[start]

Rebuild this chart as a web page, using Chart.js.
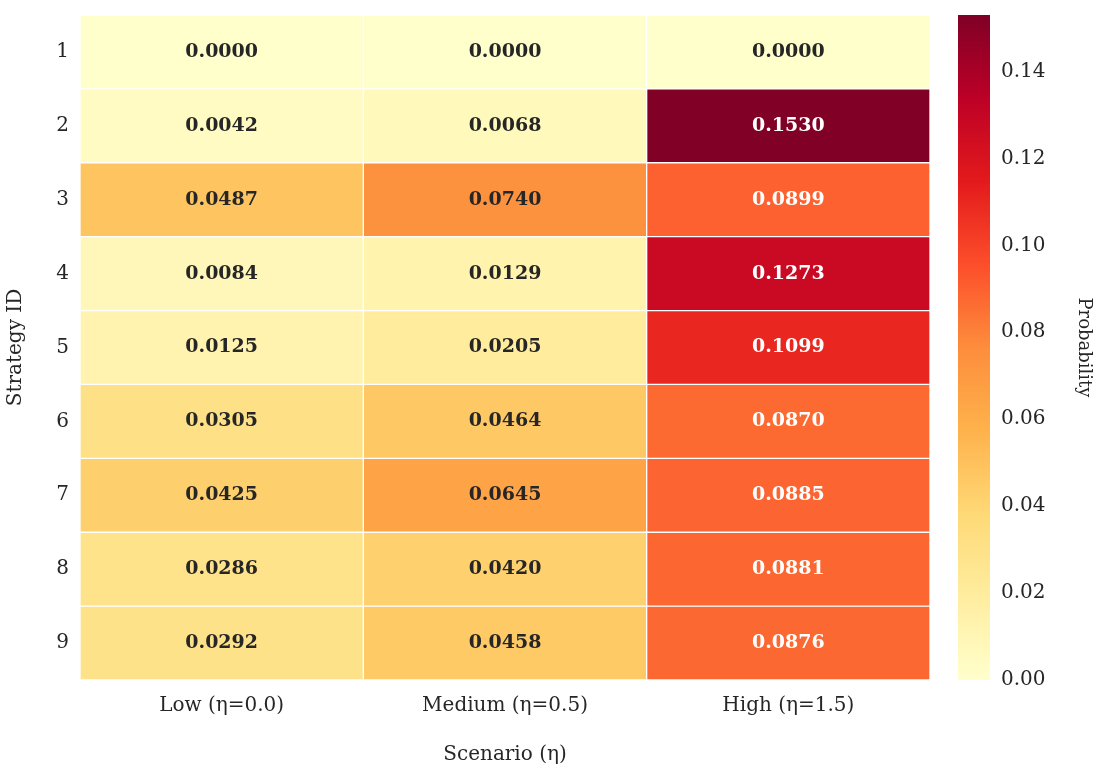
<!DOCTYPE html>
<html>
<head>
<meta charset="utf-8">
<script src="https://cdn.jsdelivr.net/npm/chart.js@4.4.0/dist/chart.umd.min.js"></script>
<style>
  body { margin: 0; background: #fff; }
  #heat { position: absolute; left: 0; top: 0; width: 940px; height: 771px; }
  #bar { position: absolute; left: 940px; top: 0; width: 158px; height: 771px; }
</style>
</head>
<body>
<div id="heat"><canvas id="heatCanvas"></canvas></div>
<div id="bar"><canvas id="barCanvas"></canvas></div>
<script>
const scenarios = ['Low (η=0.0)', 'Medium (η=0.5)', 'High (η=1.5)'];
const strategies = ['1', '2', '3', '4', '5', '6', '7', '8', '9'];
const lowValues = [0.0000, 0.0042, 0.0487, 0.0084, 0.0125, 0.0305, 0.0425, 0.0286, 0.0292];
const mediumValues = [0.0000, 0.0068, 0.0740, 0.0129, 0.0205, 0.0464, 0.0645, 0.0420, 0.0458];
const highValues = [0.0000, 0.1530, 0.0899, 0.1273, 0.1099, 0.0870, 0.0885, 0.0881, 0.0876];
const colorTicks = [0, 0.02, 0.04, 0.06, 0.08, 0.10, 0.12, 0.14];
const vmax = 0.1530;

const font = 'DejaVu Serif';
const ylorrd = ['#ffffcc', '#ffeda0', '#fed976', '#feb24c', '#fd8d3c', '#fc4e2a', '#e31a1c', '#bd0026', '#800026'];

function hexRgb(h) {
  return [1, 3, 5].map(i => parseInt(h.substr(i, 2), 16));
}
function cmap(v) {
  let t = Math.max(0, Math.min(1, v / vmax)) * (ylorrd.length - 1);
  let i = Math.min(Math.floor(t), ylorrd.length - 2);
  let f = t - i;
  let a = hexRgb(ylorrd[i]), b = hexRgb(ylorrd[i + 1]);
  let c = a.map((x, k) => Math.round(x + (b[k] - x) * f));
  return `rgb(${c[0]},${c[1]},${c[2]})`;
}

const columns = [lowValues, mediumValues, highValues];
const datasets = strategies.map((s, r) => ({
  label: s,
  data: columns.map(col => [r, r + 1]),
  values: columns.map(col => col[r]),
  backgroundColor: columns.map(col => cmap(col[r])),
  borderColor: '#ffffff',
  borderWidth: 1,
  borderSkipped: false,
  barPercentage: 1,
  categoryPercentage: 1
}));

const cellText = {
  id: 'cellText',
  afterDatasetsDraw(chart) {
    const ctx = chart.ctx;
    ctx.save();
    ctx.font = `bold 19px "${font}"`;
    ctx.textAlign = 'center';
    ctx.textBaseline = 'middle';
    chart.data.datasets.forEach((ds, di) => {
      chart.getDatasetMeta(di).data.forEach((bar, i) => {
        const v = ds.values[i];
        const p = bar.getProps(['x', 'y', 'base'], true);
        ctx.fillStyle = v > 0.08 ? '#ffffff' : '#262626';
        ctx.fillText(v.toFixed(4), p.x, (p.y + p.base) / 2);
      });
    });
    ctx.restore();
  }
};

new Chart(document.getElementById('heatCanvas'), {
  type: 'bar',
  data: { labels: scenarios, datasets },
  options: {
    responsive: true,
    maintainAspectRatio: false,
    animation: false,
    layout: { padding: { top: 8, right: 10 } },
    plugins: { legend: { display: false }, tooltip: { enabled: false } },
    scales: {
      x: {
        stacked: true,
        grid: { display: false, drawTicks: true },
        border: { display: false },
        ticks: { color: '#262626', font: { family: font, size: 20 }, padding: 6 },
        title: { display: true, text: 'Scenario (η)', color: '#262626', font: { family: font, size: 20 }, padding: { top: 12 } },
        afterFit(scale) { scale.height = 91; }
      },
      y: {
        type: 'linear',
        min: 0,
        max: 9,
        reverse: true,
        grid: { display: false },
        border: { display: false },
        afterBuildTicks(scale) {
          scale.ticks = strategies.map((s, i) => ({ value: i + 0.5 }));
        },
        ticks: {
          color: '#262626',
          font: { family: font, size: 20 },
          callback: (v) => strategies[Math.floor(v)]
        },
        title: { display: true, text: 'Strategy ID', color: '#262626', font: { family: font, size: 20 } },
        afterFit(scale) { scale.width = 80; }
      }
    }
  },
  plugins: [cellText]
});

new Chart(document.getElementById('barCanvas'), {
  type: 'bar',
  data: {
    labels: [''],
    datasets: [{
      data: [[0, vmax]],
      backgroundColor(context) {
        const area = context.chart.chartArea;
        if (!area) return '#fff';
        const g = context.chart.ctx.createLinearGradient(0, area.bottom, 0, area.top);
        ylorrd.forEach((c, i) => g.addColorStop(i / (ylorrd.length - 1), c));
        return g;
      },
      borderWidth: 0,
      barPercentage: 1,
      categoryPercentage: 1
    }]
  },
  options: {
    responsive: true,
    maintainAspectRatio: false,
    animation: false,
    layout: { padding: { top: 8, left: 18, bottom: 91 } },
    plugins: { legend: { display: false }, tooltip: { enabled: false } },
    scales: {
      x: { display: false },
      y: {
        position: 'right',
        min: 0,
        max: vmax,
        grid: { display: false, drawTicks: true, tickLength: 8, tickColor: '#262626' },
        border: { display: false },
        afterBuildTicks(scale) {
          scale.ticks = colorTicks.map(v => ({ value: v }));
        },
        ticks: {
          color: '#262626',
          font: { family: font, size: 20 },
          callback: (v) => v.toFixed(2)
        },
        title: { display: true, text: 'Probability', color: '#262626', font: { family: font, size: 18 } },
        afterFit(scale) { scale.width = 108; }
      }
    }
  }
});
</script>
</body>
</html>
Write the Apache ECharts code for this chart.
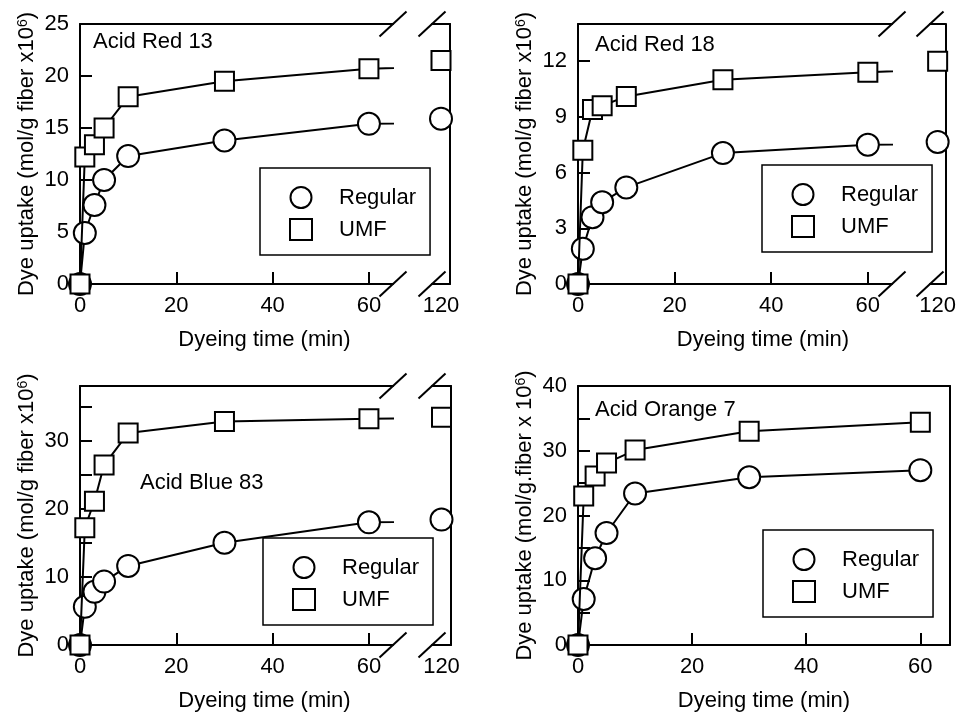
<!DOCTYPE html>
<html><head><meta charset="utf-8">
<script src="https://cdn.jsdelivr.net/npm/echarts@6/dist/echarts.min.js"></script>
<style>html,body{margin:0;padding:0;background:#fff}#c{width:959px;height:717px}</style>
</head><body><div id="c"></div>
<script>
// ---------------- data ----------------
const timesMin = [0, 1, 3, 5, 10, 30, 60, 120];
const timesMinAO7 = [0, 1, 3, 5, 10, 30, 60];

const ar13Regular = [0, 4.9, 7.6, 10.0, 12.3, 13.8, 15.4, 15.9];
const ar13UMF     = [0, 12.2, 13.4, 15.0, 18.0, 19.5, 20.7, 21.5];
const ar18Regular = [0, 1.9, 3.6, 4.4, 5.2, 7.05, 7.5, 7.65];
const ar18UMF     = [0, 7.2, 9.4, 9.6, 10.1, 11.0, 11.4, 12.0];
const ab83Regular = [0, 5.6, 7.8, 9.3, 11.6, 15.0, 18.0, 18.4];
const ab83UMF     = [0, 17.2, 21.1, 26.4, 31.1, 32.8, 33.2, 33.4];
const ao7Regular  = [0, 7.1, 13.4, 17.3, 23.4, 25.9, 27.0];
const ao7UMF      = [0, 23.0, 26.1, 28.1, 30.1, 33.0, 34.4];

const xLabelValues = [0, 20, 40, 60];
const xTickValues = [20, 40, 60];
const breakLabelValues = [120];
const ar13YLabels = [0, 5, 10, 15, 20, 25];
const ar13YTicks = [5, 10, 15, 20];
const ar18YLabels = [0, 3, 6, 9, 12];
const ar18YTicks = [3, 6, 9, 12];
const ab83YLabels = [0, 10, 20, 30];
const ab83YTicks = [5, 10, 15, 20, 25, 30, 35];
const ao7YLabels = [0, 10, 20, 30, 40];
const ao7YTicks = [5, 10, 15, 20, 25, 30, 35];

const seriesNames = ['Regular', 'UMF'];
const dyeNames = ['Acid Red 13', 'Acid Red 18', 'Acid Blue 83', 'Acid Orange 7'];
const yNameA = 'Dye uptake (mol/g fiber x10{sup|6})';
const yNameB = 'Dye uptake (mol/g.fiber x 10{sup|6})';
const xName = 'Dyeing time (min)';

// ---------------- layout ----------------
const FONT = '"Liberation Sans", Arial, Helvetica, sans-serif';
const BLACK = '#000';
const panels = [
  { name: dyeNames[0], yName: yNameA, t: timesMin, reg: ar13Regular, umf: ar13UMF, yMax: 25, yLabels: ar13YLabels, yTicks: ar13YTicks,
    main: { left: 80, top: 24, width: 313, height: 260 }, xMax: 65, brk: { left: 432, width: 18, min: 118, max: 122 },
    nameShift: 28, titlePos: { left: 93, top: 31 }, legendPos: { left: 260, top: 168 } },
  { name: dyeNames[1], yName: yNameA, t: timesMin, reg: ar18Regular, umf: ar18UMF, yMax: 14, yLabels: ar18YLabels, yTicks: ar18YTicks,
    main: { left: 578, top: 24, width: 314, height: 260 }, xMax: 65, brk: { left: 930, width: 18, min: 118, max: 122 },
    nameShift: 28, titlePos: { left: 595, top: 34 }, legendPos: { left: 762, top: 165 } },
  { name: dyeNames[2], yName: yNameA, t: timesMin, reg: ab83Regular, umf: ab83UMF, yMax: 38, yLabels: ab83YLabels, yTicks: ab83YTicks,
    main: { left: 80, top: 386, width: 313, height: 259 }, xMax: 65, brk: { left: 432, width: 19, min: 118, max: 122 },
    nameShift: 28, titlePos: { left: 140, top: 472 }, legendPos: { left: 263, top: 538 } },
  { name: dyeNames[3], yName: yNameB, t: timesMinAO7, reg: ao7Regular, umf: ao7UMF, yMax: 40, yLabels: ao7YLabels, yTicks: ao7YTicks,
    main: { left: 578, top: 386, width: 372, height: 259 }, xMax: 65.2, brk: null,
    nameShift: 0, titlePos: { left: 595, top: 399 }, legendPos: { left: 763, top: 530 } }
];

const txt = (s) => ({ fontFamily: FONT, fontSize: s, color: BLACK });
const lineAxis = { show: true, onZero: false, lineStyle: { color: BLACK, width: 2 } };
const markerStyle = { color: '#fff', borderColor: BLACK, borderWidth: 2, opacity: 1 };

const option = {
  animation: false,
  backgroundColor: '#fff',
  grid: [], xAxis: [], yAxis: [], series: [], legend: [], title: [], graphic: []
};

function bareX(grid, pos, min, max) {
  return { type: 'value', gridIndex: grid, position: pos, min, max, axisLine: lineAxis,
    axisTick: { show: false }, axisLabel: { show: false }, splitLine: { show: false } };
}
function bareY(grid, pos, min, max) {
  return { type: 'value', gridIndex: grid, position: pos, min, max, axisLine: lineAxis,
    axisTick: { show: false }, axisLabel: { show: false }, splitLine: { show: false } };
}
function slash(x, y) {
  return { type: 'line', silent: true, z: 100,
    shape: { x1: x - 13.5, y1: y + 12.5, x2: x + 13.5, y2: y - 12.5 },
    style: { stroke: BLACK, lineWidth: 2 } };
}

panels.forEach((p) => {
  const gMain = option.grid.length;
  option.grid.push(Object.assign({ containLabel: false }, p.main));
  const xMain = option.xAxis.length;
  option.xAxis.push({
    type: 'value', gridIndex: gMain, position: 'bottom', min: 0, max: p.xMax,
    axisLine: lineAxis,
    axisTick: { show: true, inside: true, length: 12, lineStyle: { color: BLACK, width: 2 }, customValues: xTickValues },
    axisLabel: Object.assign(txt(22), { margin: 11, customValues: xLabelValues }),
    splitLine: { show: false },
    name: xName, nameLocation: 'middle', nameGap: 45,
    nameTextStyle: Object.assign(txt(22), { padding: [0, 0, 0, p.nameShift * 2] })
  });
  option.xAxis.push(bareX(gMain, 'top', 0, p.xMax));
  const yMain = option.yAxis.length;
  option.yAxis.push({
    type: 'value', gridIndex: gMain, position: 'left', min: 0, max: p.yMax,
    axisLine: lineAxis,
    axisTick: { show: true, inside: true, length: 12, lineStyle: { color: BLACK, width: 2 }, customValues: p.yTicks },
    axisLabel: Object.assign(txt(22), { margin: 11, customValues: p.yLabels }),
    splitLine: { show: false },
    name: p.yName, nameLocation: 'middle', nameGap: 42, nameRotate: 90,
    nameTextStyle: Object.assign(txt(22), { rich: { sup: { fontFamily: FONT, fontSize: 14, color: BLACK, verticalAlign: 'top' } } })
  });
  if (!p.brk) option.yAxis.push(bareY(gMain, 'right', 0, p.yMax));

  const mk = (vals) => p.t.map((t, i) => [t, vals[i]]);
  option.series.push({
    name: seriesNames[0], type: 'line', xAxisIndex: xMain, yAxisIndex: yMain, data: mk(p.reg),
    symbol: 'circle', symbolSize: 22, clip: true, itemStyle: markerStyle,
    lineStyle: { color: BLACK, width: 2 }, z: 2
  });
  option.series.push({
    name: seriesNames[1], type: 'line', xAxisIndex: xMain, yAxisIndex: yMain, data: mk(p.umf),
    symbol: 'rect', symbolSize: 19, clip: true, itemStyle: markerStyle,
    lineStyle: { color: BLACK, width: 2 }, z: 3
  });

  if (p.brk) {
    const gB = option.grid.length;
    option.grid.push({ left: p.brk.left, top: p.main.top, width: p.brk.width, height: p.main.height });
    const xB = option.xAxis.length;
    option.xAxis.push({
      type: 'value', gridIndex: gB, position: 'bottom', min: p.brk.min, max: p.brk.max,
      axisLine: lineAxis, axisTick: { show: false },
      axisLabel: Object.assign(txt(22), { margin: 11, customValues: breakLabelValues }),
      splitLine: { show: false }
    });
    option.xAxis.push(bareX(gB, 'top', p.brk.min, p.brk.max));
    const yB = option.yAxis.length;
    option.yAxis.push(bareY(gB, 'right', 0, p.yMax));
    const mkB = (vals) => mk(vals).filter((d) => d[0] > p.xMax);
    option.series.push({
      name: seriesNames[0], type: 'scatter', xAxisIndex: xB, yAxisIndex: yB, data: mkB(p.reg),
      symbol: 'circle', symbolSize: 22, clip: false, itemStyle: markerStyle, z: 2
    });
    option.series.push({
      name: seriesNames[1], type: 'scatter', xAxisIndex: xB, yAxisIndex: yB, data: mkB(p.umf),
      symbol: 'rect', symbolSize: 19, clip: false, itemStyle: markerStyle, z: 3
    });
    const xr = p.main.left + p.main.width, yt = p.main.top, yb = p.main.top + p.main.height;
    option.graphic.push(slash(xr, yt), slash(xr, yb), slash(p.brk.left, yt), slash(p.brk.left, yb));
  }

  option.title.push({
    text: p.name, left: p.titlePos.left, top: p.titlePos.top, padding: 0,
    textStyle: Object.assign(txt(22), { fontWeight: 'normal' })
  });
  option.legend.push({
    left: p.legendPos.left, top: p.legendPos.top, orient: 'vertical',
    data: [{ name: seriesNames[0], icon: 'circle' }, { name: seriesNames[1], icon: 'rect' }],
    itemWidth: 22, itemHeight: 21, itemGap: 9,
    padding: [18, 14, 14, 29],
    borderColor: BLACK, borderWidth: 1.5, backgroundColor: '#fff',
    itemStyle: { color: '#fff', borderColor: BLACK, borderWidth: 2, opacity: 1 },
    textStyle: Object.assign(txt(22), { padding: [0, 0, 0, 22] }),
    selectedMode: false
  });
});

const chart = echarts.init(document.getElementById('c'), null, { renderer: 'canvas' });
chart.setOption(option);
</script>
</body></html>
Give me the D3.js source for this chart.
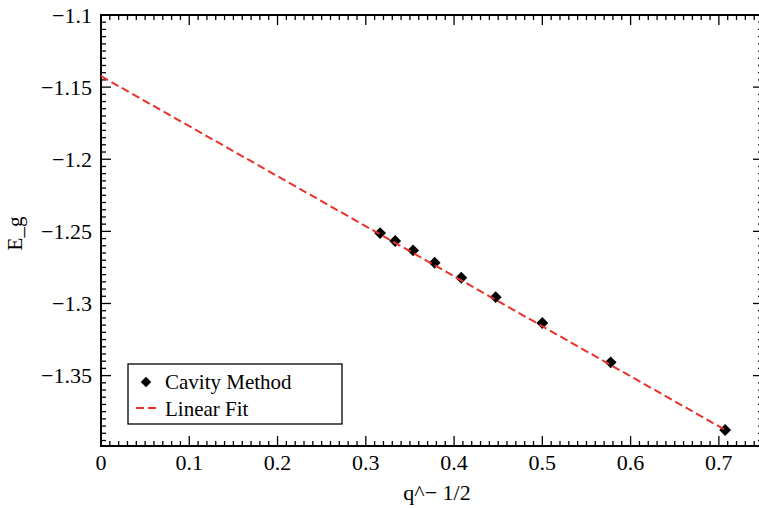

[end]

DIRECTIONS
Look above for the line containing "Write the Apache ECharts code for this chart.", then write out every line from there down to the line containing "const timesMinAO7 = [0, 1, 3, 5, 10, 30, 60];", that line included, with no pictures.

FINISHED ANSWER
Write the Apache ECharts code for this chart.
<!DOCTYPE html>
<html><head><meta charset="utf-8">
<script src="https://cdn.jsdelivr.net/npm/echarts@6/dist/echarts.min.js"></script>
<style>html,body{margin:0;padding:0;background:#fff}#c{width:959px;height:717px}</style>
</head><body><div id="c"></div>
<script>
// ---------------- data ----------------
const timesMin = [0, 1, 3, 5, 10, 30, 60, 120];
const timesMinAO7 = [0, 1, 3, 5, 10, 30, 60];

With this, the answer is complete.